INSTRUCTION: Write out each line of the listing as it stands, without the images.
┄┄┄┄┄┄┄┄┄┄
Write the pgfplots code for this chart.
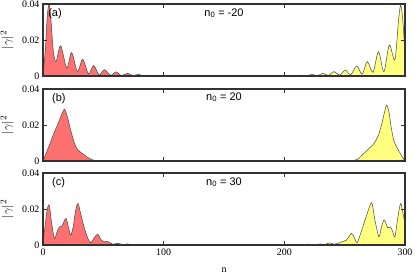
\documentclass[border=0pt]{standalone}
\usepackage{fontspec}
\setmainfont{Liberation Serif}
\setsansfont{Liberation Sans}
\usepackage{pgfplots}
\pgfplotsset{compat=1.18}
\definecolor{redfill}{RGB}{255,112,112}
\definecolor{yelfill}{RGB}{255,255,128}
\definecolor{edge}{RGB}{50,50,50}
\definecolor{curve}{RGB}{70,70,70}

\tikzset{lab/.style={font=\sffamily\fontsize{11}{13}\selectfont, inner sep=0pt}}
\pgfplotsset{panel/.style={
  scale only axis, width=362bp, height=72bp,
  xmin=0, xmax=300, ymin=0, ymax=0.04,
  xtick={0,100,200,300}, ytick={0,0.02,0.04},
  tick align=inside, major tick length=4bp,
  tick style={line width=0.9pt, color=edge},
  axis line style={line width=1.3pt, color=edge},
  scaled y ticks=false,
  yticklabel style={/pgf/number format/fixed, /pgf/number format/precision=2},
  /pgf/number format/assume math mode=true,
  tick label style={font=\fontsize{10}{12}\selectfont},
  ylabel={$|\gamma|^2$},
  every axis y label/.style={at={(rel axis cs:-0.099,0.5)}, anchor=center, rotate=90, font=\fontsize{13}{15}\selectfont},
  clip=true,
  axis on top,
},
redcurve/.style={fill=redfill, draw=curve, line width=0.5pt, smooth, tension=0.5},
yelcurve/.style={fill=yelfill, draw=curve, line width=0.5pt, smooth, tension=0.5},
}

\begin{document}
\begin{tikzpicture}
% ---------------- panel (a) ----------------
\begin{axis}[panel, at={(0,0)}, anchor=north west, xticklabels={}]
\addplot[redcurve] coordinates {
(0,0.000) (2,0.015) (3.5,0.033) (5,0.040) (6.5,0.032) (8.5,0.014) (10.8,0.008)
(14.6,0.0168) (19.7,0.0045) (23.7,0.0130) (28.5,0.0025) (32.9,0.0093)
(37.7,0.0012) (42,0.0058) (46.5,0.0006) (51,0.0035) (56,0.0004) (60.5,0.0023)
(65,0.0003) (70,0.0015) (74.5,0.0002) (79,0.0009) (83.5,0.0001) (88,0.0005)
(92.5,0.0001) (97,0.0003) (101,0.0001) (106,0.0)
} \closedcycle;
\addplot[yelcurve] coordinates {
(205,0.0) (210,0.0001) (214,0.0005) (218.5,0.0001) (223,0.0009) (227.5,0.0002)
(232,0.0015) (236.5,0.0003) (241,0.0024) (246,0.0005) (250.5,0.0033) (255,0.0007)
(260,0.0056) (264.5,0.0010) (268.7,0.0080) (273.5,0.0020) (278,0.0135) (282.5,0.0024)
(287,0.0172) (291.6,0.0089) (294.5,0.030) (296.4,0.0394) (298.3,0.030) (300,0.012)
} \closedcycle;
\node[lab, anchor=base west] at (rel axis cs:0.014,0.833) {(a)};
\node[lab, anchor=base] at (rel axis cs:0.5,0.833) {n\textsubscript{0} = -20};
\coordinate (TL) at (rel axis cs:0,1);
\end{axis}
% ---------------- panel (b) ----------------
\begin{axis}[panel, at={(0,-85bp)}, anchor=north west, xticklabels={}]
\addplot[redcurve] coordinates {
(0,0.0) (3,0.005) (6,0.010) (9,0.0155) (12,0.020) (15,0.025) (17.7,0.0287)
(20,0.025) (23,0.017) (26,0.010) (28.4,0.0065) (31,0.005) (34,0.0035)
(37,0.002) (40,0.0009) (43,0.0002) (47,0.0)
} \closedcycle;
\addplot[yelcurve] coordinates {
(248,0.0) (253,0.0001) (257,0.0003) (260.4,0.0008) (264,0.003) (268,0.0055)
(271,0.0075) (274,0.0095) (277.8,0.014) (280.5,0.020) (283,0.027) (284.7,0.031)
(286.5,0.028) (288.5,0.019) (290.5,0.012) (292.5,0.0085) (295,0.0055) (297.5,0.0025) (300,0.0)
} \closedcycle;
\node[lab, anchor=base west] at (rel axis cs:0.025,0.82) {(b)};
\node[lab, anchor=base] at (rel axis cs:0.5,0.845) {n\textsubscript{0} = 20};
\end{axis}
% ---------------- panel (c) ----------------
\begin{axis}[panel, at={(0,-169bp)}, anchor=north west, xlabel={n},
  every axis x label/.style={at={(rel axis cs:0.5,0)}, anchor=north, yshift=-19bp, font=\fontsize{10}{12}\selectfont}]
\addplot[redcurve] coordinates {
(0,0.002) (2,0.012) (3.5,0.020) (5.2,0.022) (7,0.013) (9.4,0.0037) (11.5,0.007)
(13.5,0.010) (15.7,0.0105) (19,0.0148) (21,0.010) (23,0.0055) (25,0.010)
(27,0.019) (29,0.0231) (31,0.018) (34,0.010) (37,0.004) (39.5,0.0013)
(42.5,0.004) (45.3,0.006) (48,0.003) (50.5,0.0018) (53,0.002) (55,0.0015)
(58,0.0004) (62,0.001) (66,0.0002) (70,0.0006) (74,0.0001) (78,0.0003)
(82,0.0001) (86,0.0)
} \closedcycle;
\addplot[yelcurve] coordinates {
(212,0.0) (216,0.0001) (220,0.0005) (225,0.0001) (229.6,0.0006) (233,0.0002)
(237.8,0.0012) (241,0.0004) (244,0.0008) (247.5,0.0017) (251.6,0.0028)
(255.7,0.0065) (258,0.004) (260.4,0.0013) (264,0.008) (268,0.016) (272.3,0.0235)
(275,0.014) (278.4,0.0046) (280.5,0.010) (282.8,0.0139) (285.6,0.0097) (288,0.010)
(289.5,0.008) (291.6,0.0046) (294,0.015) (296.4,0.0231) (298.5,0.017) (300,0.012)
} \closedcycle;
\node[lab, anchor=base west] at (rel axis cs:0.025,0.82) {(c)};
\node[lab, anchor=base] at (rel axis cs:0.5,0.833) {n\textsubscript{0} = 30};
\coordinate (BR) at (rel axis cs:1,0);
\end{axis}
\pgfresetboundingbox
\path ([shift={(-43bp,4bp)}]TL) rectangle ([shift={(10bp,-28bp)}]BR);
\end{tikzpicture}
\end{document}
┄┄┄┄┄┄┄┄┄┄
TASK OUTPUT:
Write the pgfplots code for this chart.
\documentclass[border=0pt]{standalone}
\usepackage{fontspec}
\setmainfont{Liberation Serif}
\setsansfont{Liberation Sans}
\usepackage{pgfplots}
\pgfplotsset{compat=1.18}
\definecolor{redfill}{RGB}{255,112,112}
\definecolor{yelfill}{RGB}{255,255,128}
\definecolor{edge}{RGB}{50,50,50}
\definecolor{curve}{RGB}{70,70,70}

\tikzset{lab/.style={font=\sffamily\fontsize{11}{13}\selectfont, inner sep=0pt}}
\pgfplotsset{panel/.style={
  scale only axis, width=362bp, height=72bp,
  xmin=0, xmax=300, ymin=0, ymax=0.04,
  xtick={0,100,200,300}, ytick={0,0.02,0.04},
  tick align=inside, major tick length=4bp,
  tick style={line width=0.9pt, color=edge},
  axis line style={line width=1.3pt, color=edge},
  scaled y ticks=false,
  yticklabel style={/pgf/number format/fixed, /pgf/number format/precision=2},
  /pgf/number format/assume math mode=true,
  tick label style={font=\fontsize{10}{12}\selectfont},
  ylabel={$|\gamma|^2$},
  every axis y label/.style={at={(rel axis cs:-0.099,0.5)}, anchor=center, rotate=90, font=\fontsize{13}{15}\selectfont},
  clip=true,
  axis on top,
},
redcurve/.style={fill=redfill, draw=curve, line width=0.5pt, smooth, tension=0.5},
yelcurve/.style={fill=yelfill, draw=curve, line width=0.5pt, smooth, tension=0.5},
}

\begin{document}
\begin{tikzpicture}
% ---------------- panel (a) ----------------
\begin{axis}[panel, at={(0,0)}, anchor=north west, xticklabels={}]
\addplot[redcurve] coordinates {
(0,0.000) (2,0.015) (3.5,0.033) (5,0.040) (6.5,0.032) (8.5,0.014) (10.8,0.008)
(14.6,0.0168) (19.7,0.0045) (23.7,0.0130) (28.5,0.0025) (32.9,0.0093)
(37.7,0.0012) (42,0.0058) (46.5,0.0006) (51,0.0035) (56,0.0004) (60.5,0.0023)
(65,0.0003) (70,0.0015) (74.5,0.0002) (79,0.0009) (83.5,0.0001) (88,0.0005)
(92.5,0.0001) (97,0.0003) (101,0.0001) (106,0.0)
} \closedcycle;
\addplot[yelcurve] coordinates {
(205,0.0) (210,0.0001) (214,0.0005) (218.5,0.0001) (223,0.0009) (227.5,0.0002)
(232,0.0015) (236.5,0.0003) (241,0.0024) (246,0.0005) (250.5,0.0033) (255,0.0007)
(260,0.0056) (264.5,0.0010) (268.7,0.0080) (273.5,0.0020) (278,0.0135) (282.5,0.0024)
(287,0.0172) (291.6,0.0089) (294.5,0.030) (296.4,0.0394) (298.3,0.030) (300,0.012)
} \closedcycle;
\node[lab, anchor=base west] at (rel axis cs:0.014,0.833) {(a)};
\node[lab, anchor=base] at (rel axis cs:0.5,0.833) {n\textsubscript{0} = -20};
\coordinate (TL) at (rel axis cs:0,1);
\end{axis}
% ---------------- panel (b) ----------------
\begin{axis}[panel, at={(0,-85bp)}, anchor=north west, xticklabels={}]
\addplot[redcurve] coordinates {
(0,0.0) (3,0.005) (6,0.010) (9,0.0155) (12,0.020) (15,0.025) (17.7,0.0287)
(20,0.025) (23,0.017) (26,0.010) (28.4,0.0065) (31,0.005) (34,0.0035)
(37,0.002) (40,0.0009) (43,0.0002) (47,0.0)
} \closedcycle;
\addplot[yelcurve] coordinates {
(248,0.0) (253,0.0001) (257,0.0003) (260.4,0.0008) (264,0.003) (268,0.0055)
(271,0.0075) (274,0.0095) (277.8,0.014) (280.5,0.020) (283,0.027) (284.7,0.031)
(286.5,0.028) (288.5,0.019) (290.5,0.012) (292.5,0.0085) (295,0.0055) (297.5,0.0025) (300,0.0)
} \closedcycle;
\node[lab, anchor=base west] at (rel axis cs:0.025,0.82) {(b)};
\node[lab, anchor=base] at (rel axis cs:0.5,0.845) {n\textsubscript{0} = 20};
\end{axis}
% ---------------- panel (c) ----------------
\begin{axis}[panel, at={(0,-169bp)}, anchor=north west, xlabel={n},
  every axis x label/.style={at={(rel axis cs:0.5,0)}, anchor=north, yshift=-19bp, font=\fontsize{10}{12}\selectfont}]
\addplot[redcurve] coordinates {
(0,0.002) (2,0.012) (3.5,0.020) (5.2,0.022) (7,0.013) (9.4,0.0037) (11.5,0.007)
(13.5,0.010) (15.7,0.0105) (19,0.0148) (21,0.010) (23,0.0055) (25,0.010)
(27,0.019) (29,0.0231) (31,0.018) (34,0.010) (37,0.004) (39.5,0.0013)
(42.5,0.004) (45.3,0.006) (48,0.003) (50.5,0.0018) (53,0.002) (55,0.0015)
(58,0.0004) (62,0.001) (66,0.0002) (70,0.0006) (74,0.0001) (78,0.0003)
(82,0.0001) (86,0.0)
} \closedcycle;
\addplot[yelcurve] coordinates {
(212,0.0) (216,0.0001) (220,0.0005) (225,0.0001) (229.6,0.0006) (233,0.0002)
(237.8,0.0012) (241,0.0004) (244,0.0008) (247.5,0.0017) (251.6,0.0028)
(255.7,0.0065) (258,0.004) (260.4,0.0013) (264,0.008) (268,0.016) (272.3,0.0235)
(275,0.014) (278.4,0.0046) (280.5,0.010) (282.8,0.0139) (285.6,0.0097) (288,0.010)
(289.5,0.008) (291.6,0.0046) (294,0.015) (296.4,0.0231) (298.5,0.017) (300,0.012)
} \closedcycle;
\node[lab, anchor=base west] at (rel axis cs:0.025,0.82) {(c)};
\node[lab, anchor=base] at (rel axis cs:0.5,0.833) {n\textsubscript{0} = 30};
\coordinate (BR) at (rel axis cs:1,0);
\end{axis}
\pgfresetboundingbox
\path ([shift={(-43bp,4bp)}]TL) rectangle ([shift={(10bp,-28bp)}]BR);
\end{tikzpicture}
\end{document}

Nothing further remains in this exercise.